Quick recap for people who skipped the financial thriller

Money from Roman Abramovich’s 2022 sale of Chelsea FC, currently sitting frozen and accruing interest, has swelled to about £2.4bn. Now Jersey authorities may be asking the very polite question: is some of that cash the proceeds of crime?

Why Jersey is suddenly so nosy

Accounts filed by Fordstam Ltd — the company Abramovich used to own Chelsea — say the proceeds could be affected by an ongoing criminal inquiry led by the Attorney General of Jersey. In plain English: prosecutors are checking where the money originally came from during the chaotic privatizations and oil-money years in Russia in the 1990s and 2000s.

The Fordstam documents note that the sale proceeds are currently frozen in a Barclays account and that the fate of a giant chunk of cash might hinge on the Jersey probe. The accounts say it is unclear what steps can legally be taken while that investigation is ongoing.

How Chelsea got funded in the first place

During Abramovich’s reign, Chelsea was bankrolled by a web of offshore loans. One headline figure: an interest-free loan of about £1.4bn from a Jersey-based company called Camberley International Investments Ltd. Whether a repayment of that loan could be claimed against the sale proceeds is now a key question.

  • If the loan is repaid, the so-called net proceeds could be cut dramatically, maybe to less than £1bn.
  • Any repayment would need a licence from the UK's financial sanctions authority, the Office of Financial Sanctions Implementation.

Why this matters beyond a lot of spreadsheet drama

The cash has been frozen since 2022 after UK and EU sanctions tied to Abramovich’s links to the Russian state. Abramovich says the money is his and wants control over how it’s spent. The British government wants to make sure none of it ends up used outside Ukraine, and so a legal fight has been brewing.

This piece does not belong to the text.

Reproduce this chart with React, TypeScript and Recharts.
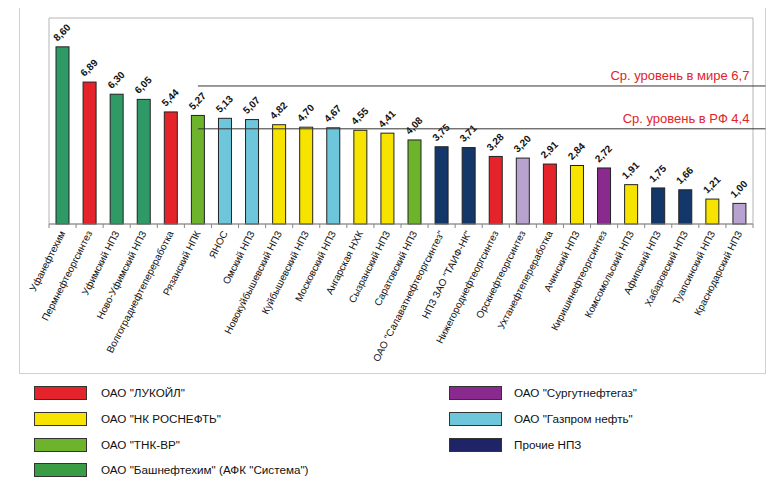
import React from "react";
import { BarChart, Bar, XAxis, YAxis, Cell, ReferenceLine, ReferenceArea } from "recharts";

const categories = [
  "Уфанефтехим",
  "Пермнефтеоргсинтез",
  "Уфимский НПЗ",
  "Ново-Уфимский НПЗ",
  "Волгограднефтепереработка",
  "Рязанский НПК",
  "ЯНОС",
  "Омский НПЗ",
  "Новокуйбышевский НПЗ",
  "Куйбышевский НПЗ",
  "Московский НПЗ",
  "Ангарская НХК",
  "Сызранский НПЗ",
  "Саратовский НПЗ",
  "ОАО \"Салаватнефтеоргсинтез\"",
  "НПЗ ЗАО \"ТАИФ-НК\"",
  "Нижегороднефтеоргсинтез",
  "Орскнефтеоргсинтез",
  "Ухтанефтепереработка",
  "Ачинский НПЗ",
  "Киришинефтеоргсинтез",
  "Комсомольский НПЗ",
  "Афипский НПЗ",
  "Хабаровский НПЗ",
  "Туапсинский НПЗ",
  "Краснодарский НПЗ",
];

const values = [
  8.6, 6.89, 6.3, 6.05, 5.44, 5.27, 5.13, 5.07, 4.82, 4.7, 4.67, 4.55, 4.41,
  4.08, 3.75, 3.71, 3.28, 3.2, 2.91, 2.84, 2.72, 1.91, 1.75, 1.66, 1.21, 1.0,
];

const groups = [
  "bash", "luk", "bash", "bash", "luk", "tnk", "gpn", "gpn", "ros", "ros",
  "gpn", "ros", "ros", "tnk", "other", "other", "luk", "lav", "luk", "ros",
  "surg", "ros", "other", "other", "ros", "lav",
];

const worldLevel = 6.7;
const worldLabel = "Ср. уровень в мире 6,7";
const rfLevel = 4.62;
const rfLabel = "Ср. уровень в РФ 4,4";

const legendLeft = [
  { name: "ОАО \"ЛУКОЙЛ\"", key: "luk" },
  { name: "ОАО \"НК РОСНЕФТЬ\"", key: "ros" },
  { name: "ОАО \"ТНК-ВР\"", key: "tnk" },
  { name: "ОАО \"Башнефтехим\" (АФК \"Система\")", key: "bashLegend" },
];
const legendRight = [
  { name: "ОАО \"Сургутнефтегаз\"", key: "surg" },
  { name: "ОАО \"Газпром нефть\"", key: "gpn" },
  { name: "Прочие НПЗ", key: "otherLegend" },
];

const colors: Record<string, string> = {
  bash: "#2f9a66",
  bashLegend: "#3a9c45",
  luk: "#e4242a",
  tnk: "#6db32c",
  gpn: "#6ec6da",
  ros: "#f6e400",
  other: "#14376a",
  otherLegend: "#1e2466",
  surg: "#8a2a8e",
  lav: "#b8a2cf",
};

const data = categories.map((name, i) => ({ name, value: values[i], group: groups[i] }));

const FONT = "'Liberation Sans', Arial, sans-serif";

const XTick = (props: any) => {
  const { x, y, payload, index } = props;
  const off = payload && payload.offset ? payload.offset : 13.5;
  const tx = x + 3;
  const ty = y + 9;
  return (
    <g>
      <line x1={x - off} y1={y} x2={x - off} y2={y + 4} stroke="#888" />
      {index === categories.length - 1 && (
        <line x1={x + off} y1={y} x2={x + off} y2={y + 4} stroke="#888" />
      )}
      <text
        x={tx}
        y={ty}
        transform={`rotate(-63 ${tx} ${ty})`}
        textAnchor="end"
        fontSize={10}
        fontFamily={FONT}
        fill="#111"
      >
        {payload.value}
      </text>
    </g>
  );
};

const BarWithLabel = (props: any) => {
  const { x, y, width, height, payload } = props;
  const tx = x + width / 2 - 5;
  const ty = y - 5;
  return (
    <g>
      <rect
        x={x}
        y={y}
        width={width}
        height={height}
        fill={colors[payload.group]}
        stroke="#222"
        strokeWidth={1}
      />
      <text
        x={tx}
        y={ty}
        transform={`rotate(-45 ${tx} ${ty})`}
        fontSize={10}
        fontWeight="bold"
        fontFamily={FONT}
        fill="#111"
      >
        {Number(payload.value).toFixed(2).replace(".", ",")}
      </text>
    </g>
  );
};

const makeLevelShape = (label: string) => (p: any) => (
  <g>
    <line x1={p.x1} y1={p.y1} x2={p.x2 + 26} y2={p.y2} stroke="#333" strokeWidth={1} />
    <text
      x={p.x2 + 10}
      y={p.y1 - 6}
      textAnchor="end"
      fontSize={13}
      fontFamily={FONT}
      fill="#e0242b"
    >
      {label}
    </text>
  </g>
);

const LegendItem = ({ name, color, left, top, textLeft }: any) => (
  <div style={{ position: "absolute", left, top, height: 14, width: 300 }}>
    <div
      style={{
        position: "absolute",
        left: 0,
        top: 0,
        width: 51,
        height: 12,
        background: color,
        border: "1px solid #333",
      }}
    />
    <span
      style={{
        position: "absolute",
        left: textLeft,
        top: -1,
        lineHeight: "16px",
        whiteSpace: "nowrap",
        fontSize: 11.7,
        fontFamily: FONT,
        color: "#111",
      }}
    >
      {name}
    </span>
  </div>
);

export default function App() {
  const leftRows = [386, 412, 438, 463];
  const rightRows = [386, 412, 438];
  return (
    <div style={{ position: "relative", width: 777, height: 494, margin: -8, background: "#fff", fontFamily: FONT }}>
      <div
        style={{
          position: "absolute",
          left: 19,
          top: 3,
          width: 745,
          height: 369,
          border: "1px solid #d0d0d0",
        }}
      />
      <div style={{ position: "absolute", left: 0, top: 0 }}>
        <BarChart
          width={777}
          height={380}
          data={data}
          margin={{ top: 18, right: 24, bottom: 6, left: 49 }}
          barCategoryGap={0}
        >
          <XAxis
            dataKey="name"
            interval={0}
            height={150}
            tickSize={0}
            tickMargin={0}
            tickLine={false}
            axisLine={{ stroke: "#888" }}
            tick={<XTick />}
          />
          <YAxis hide domain={[0, 10]} />
          <ReferenceArea y1={0} y2={10} fill="none" stroke="#b5b5b5" strokeWidth={1} ifOverflow="visible" />
          <Bar dataKey="value" barSize={13} isAnimationActive={false} shape={(p: any) => <BarWithLabel {...p} />}>
            {data.map((d, i) => (
              <Cell key={i} fill={colors[d.group]} />
            ))}
          </Bar>
          <ReferenceLine
            segment={[
              { x: categories[5], y: worldLevel },
              { x: categories[categories.length - 1], y: worldLevel },
            ]}
            shape={makeLevelShape(worldLabel)}
          />
          <ReferenceLine
            segment={[
              { x: categories[5], y: rfLevel },
              { x: categories[categories.length - 1], y: rfLevel },
            ]}
            shape={makeLevelShape(rfLabel)}
          />
        </BarChart>
      </div>
      {legendLeft.map((l, i) => (
        <LegendItem key={l.key} name={l.name} color={colors[l.key]} left={34} textLeft={67} top={leftRows[i]} />
      ))}
      {legendRight.map((l, i) => (
        <LegendItem key={l.key} name={l.name} color={colors[l.key]} left={449} textLeft={65} top={rightRows[i]} />
      ))}
    </div>
  );
}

Now add Jersey’s probe into whether those funds are the proceeds of crime, and the plot thickens. If prosecutors determine some assets were tainted, that could affect whether the money can be released, and to whom.

Also in the mix: the new owners and a chunky safety cushion

Chelsea’s current owners — the Clearlake-Todd Boehly-led group operating via a subsidiary called BlueCo 22 — negotiated a safety clause when they bought the club. The takeover deal includes a holdback that keeps part of the payment for five years to cover pre-acquisition problems, capped at £150m.

That buffer exists because football authorities have accused the club of breaking financial rules while Abramovich was in charge. The FA has brought numerous charges related to payments to agents and transfer deals from that era, including some high-profile transfers that have been highlighted in past investigations.

There is no allegation that the current owners did anything wrong. But the existence of the buffer has fueled calls for sporting punishments, like points deductions, if the club’s success is found to have been helped along by rule-breaking.

Bottom line

We now have a three-way bench-clearing of legal and regulatory issues: frozen sale proceeds, a Jersey criminal probe into the origins of the money, and an ongoing dispute with the UK government about how the cash should be handled. Meanwhile Chelsea’s new owners have a modest shield against potential penalties, and everyone is waiting to see which way the legal winds blow.

So yes, the money is parked, accruing interest, and possibly under investigation. It is the sort of tidy, low-drama situation that will probably end up in more lawyers’ inboxes and at least one very long court hearing.